During the 2017-2018 academic school year, the NMSU faculty senate made a proposal to substantively revise the Student Academic Code of Conduct. The revision provides consensus-based definitions of academic integrity and examples of academic misconduct. Misconduct includes cheating or the assisting of cheating, misrepresentation, plagiarism and unauthorized access to or alteration of academic records, and unauthorized possession of academic material. The code also lists the procedures and processes for responding to suspected academic misconduct, investigating and evaluating facts and determining sanction levels.

Cheating: Ever Caught Someone Else Doing It?

Students: Have you ever witnessed another student cheating? Faculty: Have you ever caught one of your students cheating?

Even with the code of conduct and technological resources in place, there is the possibility minor cases of cheating will continue to be dealt with in the classroom.
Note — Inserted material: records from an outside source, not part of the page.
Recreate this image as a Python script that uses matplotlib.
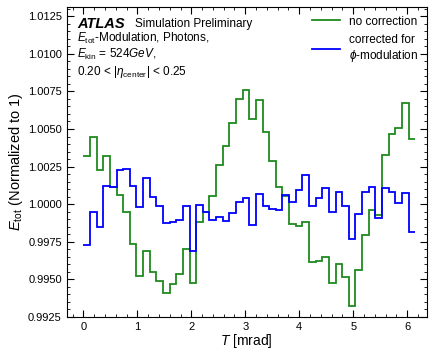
import numpy as np
import matplotlib
matplotlib.use('Agg')
import matplotlib.pyplot as plt
from matplotlib.ticker import AutoMinorLocator, MultipleLocator, FormatStrFormatter

plt.rcParams['font.family'] = ['Liberation Sans', 'DejaVu Sans']
plt.rcParams['mathtext.fontset'] = 'custom'
plt.rcParams['mathtext.rm'] = 'Liberation Sans'
plt.rcParams['mathtext.it'] = 'Liberation Sans:italic'
plt.rcParams['mathtext.bf'] = 'Liberation Sans:bold'

# 50 bins in T [mrad]
bin_edges = np.linspace(0, 6.15, 51)

no_correction = [
    1.00318, 1.00444, 1.00225, 1.00318, 1.00114, 1.00063, 0.99948, 0.99737, 0.99518, 0.99689,
    0.99547, 0.99485, 0.99410, 0.99467, 0.99536, 0.99702, 0.99474, 0.99884, 0.99946, 1.00057,
    1.00263, 1.00384, 1.00540, 1.00703, 1.00761, 1.00568, 1.00695, 1.00480, 1.00285, 1.00114,
    1.00057, 0.99870, 0.99857, 0.99879, 0.99613, 0.99618, 0.99649, 0.99476, 0.99600, 0.99513,
    0.99320, 0.99558, 0.99795, 0.99959, 0.99928, 1.00327, 1.00469, 1.00507, 1.00673, 1.00433,
]

corrected = [
    0.99731, 0.99950, 0.99848, 1.00123, 1.00114, 1.00229, 1.00236, 1.00123, 0.99979, 1.00174,
    1.00045, 0.99985, 0.99875, 0.99884, 0.99895, 0.99985, 0.99689, 0.99997, 0.99948, 0.99892,
    0.99912, 0.99890, 0.99941, 1.00015, 1.00041, 0.99859, 1.00070, 0.99990, 0.99968, 0.99959,
    1.00058, 1.00012, 1.00092, 1.00196, 0.99985, 1.00043, 1.00105, 0.99950, 1.00079, 0.99990,
    0.99769, 0.99935, 1.00081, 1.00114, 0.99910, 1.00105, 1.00083, 1.00005, 1.00074, 0.99815,
]

fig = plt.figure(figsize=(4.3, 3.5), dpi=100)
ax = fig.add_axes([0.155, 0.095, 0.837, 0.884])

ax.stairs(no_correction, bin_edges, baseline=None, color='#1f8a1f', linewidth=1.3,
          label='no correction')
ax.stairs(corrected, bin_edges, baseline=None, color='#0000ff', linewidth=1.3,
          label='corrected for\n$\\phi$-modulation')

ax.set_xlim(-0.31, 6.36)
ax.set_ylim(0.9925, 1.0131)

ax.xaxis.set_major_locator(MultipleLocator(1))
ax.xaxis.set_minor_locator(AutoMinorLocator(5))
ax.yaxis.set_major_locator(MultipleLocator(0.0025))
ax.yaxis.set_minor_locator(AutoMinorLocator(5))
ax.yaxis.set_major_formatter(FormatStrFormatter('%.4f'))
ax.tick_params(which='both', direction='in', top=True, right=True, labelsize=8)
ax.tick_params(which='major', length=5)
ax.tick_params(which='minor', length=2.5)

ax.set_xlabel('$T$ [mrad]', fontsize=10, labelpad=0)
ax.set_ylabel('$E_{\\rm tot}$ (Normalized to 1)', fontsize=10.5, labelpad=2)

ax.text(0.029, 0.968, 'ATLAS', transform=ax.transAxes, fontsize=10.5,
        fontweight='bold', fontstyle='italic', va='top', ha='left')
ax.text(0.19, 0.965, 'Simulation Preliminary', transform=ax.transAxes, fontsize=8.5,
        va='top', ha='left')
ax.text(0.029, 0.925,
        '$E_{\\rm tot}$-Modulation, Photons,\n$E_{\\rm kin}$ = 524$GeV$,\n'
        '0.20 < |$\\eta_{\\rm center}$| < 0.25',
        transform=ax.transAxes, fontsize=8.5, va='top', ha='left', linespacing=1.15)

ax.legend(loc='upper right', frameon=False, fontsize=8.5, handlelength=2.3,
          borderaxespad=0.3, labelspacing=0.5)

fig.savefig('out.png', dpi=100)
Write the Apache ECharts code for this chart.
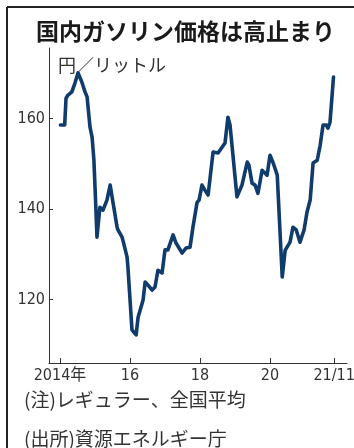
<!DOCTYPE html>
<html>
<head>
<meta charset="utf-8">
<script src="https://cdn.jsdelivr.net/npm/echarts@6/dist/echarts.min.js"></script>
<style>
  html, body { margin: 0; padding: 0; background: #fff; }
  #chart { width: 354px; height: 448px; }
</style>
</head>
<body>
<div id="chart"></div>
<script>
// Weekly survey readings, regular gasoline, national average (yen per litre)
const dates = [
  '2014-01-06','2014-01-27','2014-02-20','2014-03-03','2014-03-24','2014-05-03','2014-06-04','2014-07-07',
  '2014-08-16','2014-09-19','2014-10-10','2014-11-10','2014-12-01','2014-12-20','2015-01-05','2015-01-22',
  '2015-02-22','2015-03-24','2015-05-04','2015-06-07','2015-06-25','2015-08-19','2015-08-28','2015-10-10',
  '2015-10-19','2015-12-01','2015-12-10','2016-01-22','2016-03-04','2016-03-25','2016-05-16','2016-06-07',
  '2016-07-07','2016-08-19','2016-09-19','2016-10-19','2016-12-01','2017-01-01','2017-02-01','2017-03-25',
  '2017-04-25','2017-06-28','2017-08-07','2017-09-19','2017-10-19','2017-12-01','2017-12-22','2018-01-22',
  '2018-02-22','2018-03-25','2018-05-16','2018-07-07','2018-07-28','2018-09-19','2018-10-19','2018-11-10',
  '2019-01-22','2019-03-13','2019-05-07','2019-05-25','2019-06-28','2019-07-28','2019-08-28','2019-10-10',
  '2019-12-01','2020-01-01','2020-02-04','2020-03-16','2020-05-07','2020-06-07','2020-07-07','2020-07-28',
  '2020-08-28','2020-10-01','2020-11-10','2020-12-22','2021-01-22','2021-02-25','2021-03-25','2021-05-07',
  '2021-06-07','2021-07-07','2021-08-10','2021-08-28','2021-09-19','2021-10-25'
];
const prices = [
  158.6,158.3,158.6,164.5,165.2,165.9,167.8,170.1,
  168.1,165.9,164.8,158.1,155.9,151.0,143.0,133.8,
  140.4,139.8,142.0,145.3,145.3,136.0,135.4,133.8,
  133.1,129.4,127.2,113.3,112.2,116.1,119.9,123.9,
  123.2,122.1,122.8,126.5,125.9,131.0,131.0,134.3,
  132.5,130.3,131.4,131.6,136.0,141.5,142.0,145.3,
  144.2,143.1,152.6,152.4,152.4,154.6,160.3,158.6,
  142.7,145.3,150.4,149.7,145.7,145.3,143.5,148.6,
  147.5,151.9,150.2,147.5,125.0,130.9,132.0,132.7,
  136.0,135.4,132.7,135.4,139.3,142.0,150.2,150.8,
  154.1,158.6,158.6,157.9,159.2,169.2
];

// Axis ticks: positions on the time axis and their labels
const tickDates = ['2014-01-01','2016-01-01','2018-01-01','2020-01-01','2021-11-01'];
const tickLabels = ['2014年','16','18','20','21/11'];
const yTicks = [120, 140, 160];

// Texts
const titleText = '国内ガソリン価格は高止まり';
const unitText = '円／リットル';
const noteText = '(注)レギュラー、全国平均';
const sourceText = '(出所)資源エネルギー庁';

// Months elapsed since January 2014, as a fractional number
function monthIndex(s) {
  const [y, m, d] = s.split('-').map(Number);
  return (y - 2014) * 12 + (m - 1) + (d - 1) / 31;
}

const seriesData = dates.map((d, i) => [monthIndex(d), prices[i]]);
const tickPos = tickDates.map(monthIndex);
const labelFor = {};
tickPos.forEach((p, i) => { labelFor[p.toFixed(4)] = tickLabels[i]; });

const numFont = "'Liberation Sans Narrow', 'DejaVu Sans Condensed', 'Noto Sans CJK JP', sans-serif";
const cjkFont = "'Noto Sans CJK JP', sans-serif";

const chart = echarts.init(document.getElementById('chart'), null, { renderer: 'canvas' });
chart.setOption({
  animation: false,
  backgroundColor: '#fff',
  title: {
    text: titleText,
    left: 31,
    top: 15,
    textStyle: { fontFamily: cjkFont, fontWeight: 'bold', fontSize: 23, color: '#1a1a1a' }
  },
  grid: { left: 49, right: 7, top: 48, bottom: 85, containLabel: false, outerBoundsMode: 'none' },
  xAxis: {
    type: 'value',
    min: -3.77,
    max: 98.4,
    axisLine: { show: true, onZero: false, lineStyle: { color: '#333', width: 1 } },
    axisTick: { show: true, inside: true, length: 5, customValues: tickPos, lineStyle: { color: '#333' } },
    axisLabel: {
      customValues: tickPos,
      margin: 5,
      hideOverlap: false,
      fontFamily: numFont,
      fontSize: 16,
      color: '#333',
      formatter: v => labelFor[Number(v).toFixed(4)] || ''
    },
    splitLine: { show: false }
  },
  yAxis: {
    type: 'value',
    min: 106,
    max: 175.6,
    axisLine: { show: true, onZero: false, lineStyle: { color: '#333', width: 1 } },
    axisTick: { show: true, inside: true, length: 4, customValues: yTicks, lineStyle: { color: '#333' } },
    axisLabel: {
      customValues: yTicks,
      margin: 4,
      fontFamily: numFont,
      fontSize: 16,
      color: '#333'
    },
    splitLine: { show: false }
  },
  series: [{
    type: 'line',
    data: seriesData,
    showSymbol: false,
    symbol: 'none',
    lineStyle: { color: '#0f3b6d', width: 3.6, cap: 'round', join: 'round' }
  }],
  graphic: [
    { type: 'line', shape: { x1: 7, y1: 7, x2: 7, y2: 448 }, style: { stroke: '#222', lineWidth: 2 } },
    { type: 'line', shape: { x1: 7, y1: 7, x2: 354, y2: 7 }, style: { stroke: '#222', lineWidth: 2 } },
    { type: 'text', style: { text: unitText, x: 58, y: 65, fontFamily: cjkFont, fontSize: 18, fill: '#333', verticalAlign: 'middle' } },
    { type: 'text', style: { text: noteText, x: 24, y: 400, fontFamily: cjkFont, fontSize: 19, fill: '#333', verticalAlign: 'middle' } },
    { type: 'text', style: { text: sourceText, x: 24, y: 439, fontFamily: cjkFont, fontSize: 19, fill: '#333', verticalAlign: 'middle' } }
  ]
});
</script>
</body>
</html>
Becky Corran indicated faculty may also take steps to try and prevent students from cheating in the first place.

“I don’t think it’s solvable necessarily, but I believe we should design our assignments in ways that reduce cheating to a minimum,” Corran said.

Some of the ways Corran tries to prevent cheating in her classes include creating assignments that are built on individual learning and research, eliminating high-stakes testing, and providing more diverse modalities for students to demonstrate their knowledge.

How about you? Have you ever cheated? Do you think cheating is a widespread problem at NMSU? The Kokpelli staff would love to hear from you. Participation in the surveys above is 100% anonymous.

Editor’s note: A previous version of this story included multiple misspellings of both Ricky Araiza’s last name and Becky Corran’s last name. Our sincere apologies for these errors.